How do I solve for the polar form of $-3\sqrt{2} - 3\sqrt{3}\,i\; ?$
I think I solved for $r$ which is $3\sqrt{5}$ from using $r=\sqrt{a^2+b^2}.$
When I look for theta I use $\tan\theta = \frac ab,$ but when doing so I get $\frac{\sqrt{6}}{ 2}.$ Anyway I looked in the answer key for $\theta$ and it's in degrees. Around $230.8^{\circ}$. How do I figure that out from $\frac{\sqrt{6}}{ 2}?$ Did I even do it right ?
On
Same way always:
$z = -3\sqrt{2} + 3\sqrt 3 i = re^{i\theta}$ where $r = |-3\sqrt{2} + 3\sqrt 3 i| = \sqrt{(-3\sqrt{2})^2 + (3\sqrt 3)^2} = \sqrt{9*2 + 9*3}=\sqrt {45} = 3\sqrt 5$.
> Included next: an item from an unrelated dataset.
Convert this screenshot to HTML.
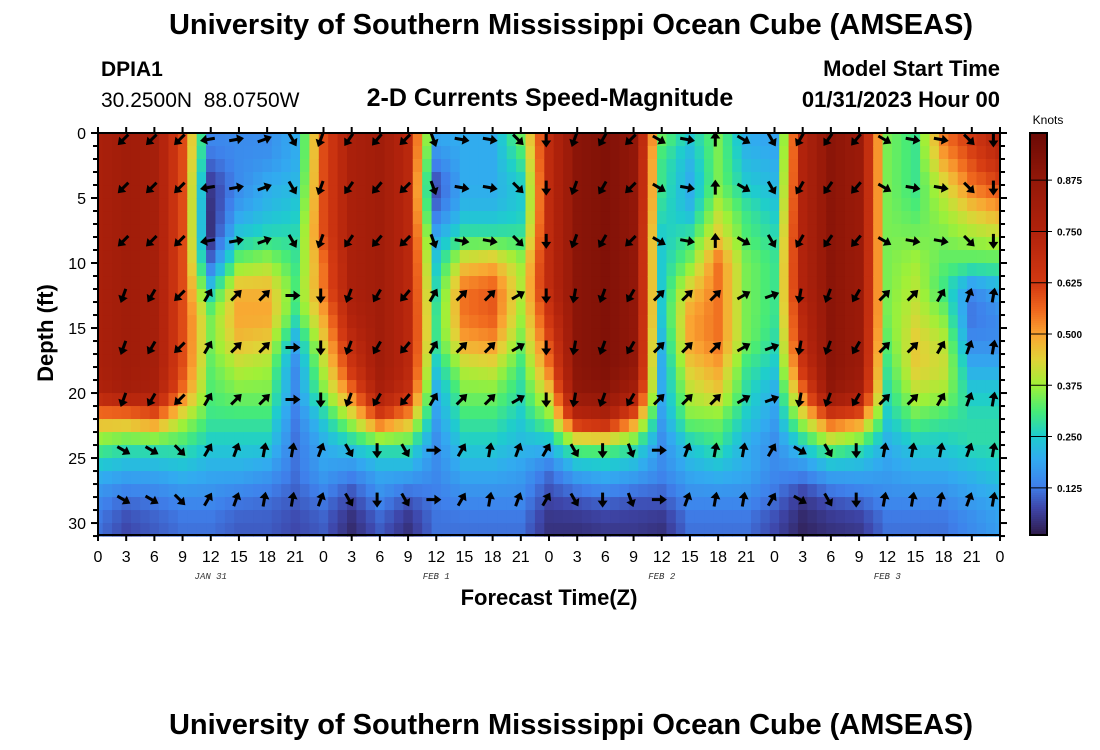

And $\theta$ is so that $\cos \theta = \frac {-3\sqrt{2}}r=\frac {-3\sqrt{2}}{3\sqrt 5}=\frac {-\sqrt 2}{\sqrt 5}; \sin\theta = \frac {3\sqrt{3}}r= \frac {3\sqrt{3}}{3\sqrt 5}=\frac {\sqrt 3}{\sqrt 5}; \tan \theta = \frac {3\sqrt{3}}{-3\sqrt {2}}= -\frac{\sqrt{3}}{\sqrt{2}}$.
As $\cos \theta <0$ and $\sin \theta > 0$ we know $\frac \pi 2 < \theta < \pi$.
$\theta = \arctan \frac {-\sqrt 2}{\sqrt 5} = 2.45687$
So $z = 3\sqrt 5e^{2.45687i}$.
A complex number $z$ can be written as: $$z=a+bi,\,a,b\in\mathbb{R}$$ To convert it to its polar form, one must obtain the magnitude and angle first. The magnitude can be resolved by using Pythagoras' theorem like so. $$|z|=\sqrt{\Re^2(z)+\Im^2(z)}=\sqrt{a^2+b^2}$$ Calculating the angle can be obtained through trigonometry (multiples of $\tau$ may be added due to the periodic nature of the angle): $$\theta=\operatorname{atan2}(\Im(z),\Re(z))+\tau n=\operatorname{atan2}(b,a)+\tau n,\,n\in\mathbb{Z}$$ The polar form of $z$ is denoted as $|z|\cdot e^{\theta i}$, which can be expanded using Euler's Formula to $|z|\left(\cos(\theta)+\sin(\theta)i\right)$. You provided the complex number (rearranged): $$z=\left(-3\sqrt{2}\right)+\left(-3\sqrt{2}\right)i$$ $$|z|=3\sqrt{5},\,\theta\approx4.08$$ Substituting in the values to the polar form can approximate $z$: $$z\approx3\sqrt{5}\cdot e^{4.08i}$$